**JOB**
Do not include the pictures; repeat the rest of the data exactly.
# Start of SUPPLIED MATERIAL
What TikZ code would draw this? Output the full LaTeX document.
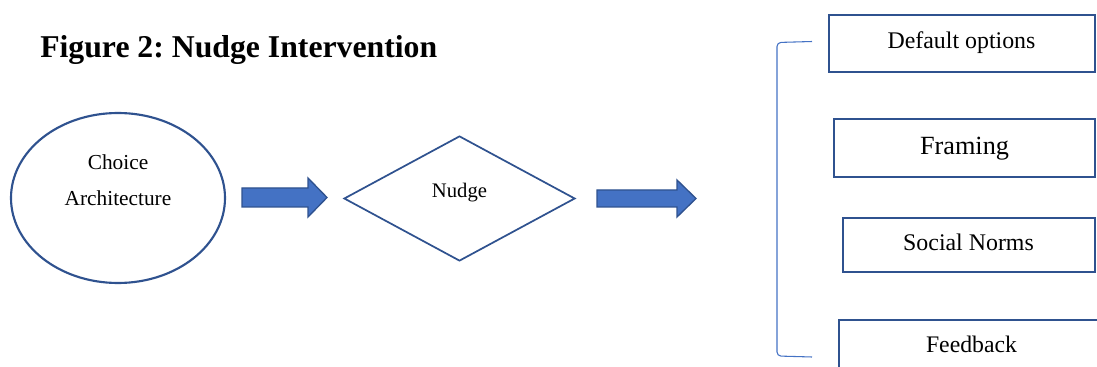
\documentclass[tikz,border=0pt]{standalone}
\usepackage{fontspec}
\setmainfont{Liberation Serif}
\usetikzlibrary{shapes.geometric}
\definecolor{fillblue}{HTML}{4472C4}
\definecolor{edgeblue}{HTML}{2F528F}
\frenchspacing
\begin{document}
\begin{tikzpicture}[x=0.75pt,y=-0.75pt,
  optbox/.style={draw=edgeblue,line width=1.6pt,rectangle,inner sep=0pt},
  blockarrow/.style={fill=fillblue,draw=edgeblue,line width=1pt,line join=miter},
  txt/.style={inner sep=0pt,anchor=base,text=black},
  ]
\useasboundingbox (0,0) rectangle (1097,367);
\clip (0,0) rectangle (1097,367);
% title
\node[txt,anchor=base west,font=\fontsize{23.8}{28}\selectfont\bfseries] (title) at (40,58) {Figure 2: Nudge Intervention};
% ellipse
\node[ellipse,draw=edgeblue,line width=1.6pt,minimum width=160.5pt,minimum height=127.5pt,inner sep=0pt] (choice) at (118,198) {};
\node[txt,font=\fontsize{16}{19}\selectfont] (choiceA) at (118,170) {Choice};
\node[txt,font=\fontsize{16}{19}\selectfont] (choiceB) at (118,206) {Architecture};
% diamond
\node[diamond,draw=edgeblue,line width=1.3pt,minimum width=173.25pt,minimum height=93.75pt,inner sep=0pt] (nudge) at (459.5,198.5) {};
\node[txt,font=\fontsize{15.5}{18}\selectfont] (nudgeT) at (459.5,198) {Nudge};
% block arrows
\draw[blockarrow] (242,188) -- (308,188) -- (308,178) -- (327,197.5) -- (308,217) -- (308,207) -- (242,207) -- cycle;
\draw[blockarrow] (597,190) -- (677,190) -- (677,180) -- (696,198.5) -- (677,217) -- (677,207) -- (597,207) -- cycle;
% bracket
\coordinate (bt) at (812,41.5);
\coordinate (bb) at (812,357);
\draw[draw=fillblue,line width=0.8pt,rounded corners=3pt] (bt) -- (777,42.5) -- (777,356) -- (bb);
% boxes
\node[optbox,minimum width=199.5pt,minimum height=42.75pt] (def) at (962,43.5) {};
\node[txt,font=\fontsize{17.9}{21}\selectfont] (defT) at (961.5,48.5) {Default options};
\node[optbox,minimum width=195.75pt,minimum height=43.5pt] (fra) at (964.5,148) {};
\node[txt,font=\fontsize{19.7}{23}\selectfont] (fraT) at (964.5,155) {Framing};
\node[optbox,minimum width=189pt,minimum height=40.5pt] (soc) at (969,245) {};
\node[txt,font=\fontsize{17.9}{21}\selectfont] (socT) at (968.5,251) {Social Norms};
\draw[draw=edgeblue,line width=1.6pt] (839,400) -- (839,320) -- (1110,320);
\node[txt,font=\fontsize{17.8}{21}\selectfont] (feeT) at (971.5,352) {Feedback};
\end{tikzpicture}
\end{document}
# End of SUPPLIED MATERIAL
**SOLVED PROBLEM**
What TikZ code would draw this? Output the full LaTeX document.
\documentclass[tikz,border=0pt]{standalone}
\usepackage{fontspec}
\setmainfont{Liberation Serif}
\usetikzlibrary{shapes.geometric}
\definecolor{fillblue}{HTML}{4472C4}
\definecolor{edgeblue}{HTML}{2F528F}
\frenchspacing
\begin{document}
\begin{tikzpicture}[x=0.75pt,y=-0.75pt,
  optbox/.style={draw=edgeblue,line width=1.6pt,rectangle,inner sep=0pt},
  blockarrow/.style={fill=fillblue,draw=edgeblue,line width=1pt,line join=miter},
  txt/.style={inner sep=0pt,anchor=base,text=black},
  ]
\useasboundingbox (0,0) rectangle (1097,367);
\clip (0,0) rectangle (1097,367);
% title
\node[txt,anchor=base west,font=\fontsize{23.8}{28}\selectfont\bfseries] (title) at (40,58) {Figure 2: Nudge Intervention};
% ellipse
\node[ellipse,draw=edgeblue,line width=1.6pt,minimum width=160.5pt,minimum height=127.5pt,inner sep=0pt] (choice) at (118,198) {};
\node[txt,font=\fontsize{16}{19}\selectfont] (choiceA) at (118,170) {Choice};
\node[txt,font=\fontsize{16}{19}\selectfont] (choiceB) at (118,206) {Architecture};
% diamond
\node[diamond,draw=edgeblue,line width=1.3pt,minimum width=173.25pt,minimum height=93.75pt,inner sep=0pt] (nudge) at (459.5,198.5) {};
\node[txt,font=\fontsize{15.5}{18}\selectfont] (nudgeT) at (459.5,198) {Nudge};
% block arrows
\draw[blockarrow] (242,188) -- (308,188) -- (308,178) -- (327,197.5) -- (308,217) -- (308,207) -- (242,207) -- cycle;
\draw[blockarrow] (597,190) -- (677,190) -- (677,180) -- (696,198.5) -- (677,217) -- (677,207) -- (597,207) -- cycle;
% bracket
\coordinate (bt) at (812,41.5);
\coordinate (bb) at (812,357);
\draw[draw=fillblue,line width=0.8pt,rounded corners=3pt] (bt) -- (777,42.5) -- (777,356) -- (bb);
% boxes
\node[optbox,minimum width=199.5pt,minimum height=42.75pt] (def) at (962,43.5) {};
\node[txt,font=\fontsize{17.9}{21}\selectfont] (defT) at (961.5,48.5) {Default options};
\node[optbox,minimum width=195.75pt,minimum height=43.5pt] (fra) at (964.5,148) {};
\node[txt,font=\fontsize{19.7}{23}\selectfont] (fraT) at (964.5,155) {Framing};
\node[optbox,minimum width=189pt,minimum height=40.5pt] (soc) at (969,245) {};
\node[txt,font=\fontsize{17.9}{21}\selectfont] (socT) at (968.5,251) {Social Norms};
\draw[draw=edgeblue,line width=1.6pt] (839,400) -- (839,320) -- (1110,320);
\node[txt,font=\fontsize{17.8}{21}\selectfont] (feeT) at (971.5,352) {Feedback};
\end{tikzpicture}
\end{document}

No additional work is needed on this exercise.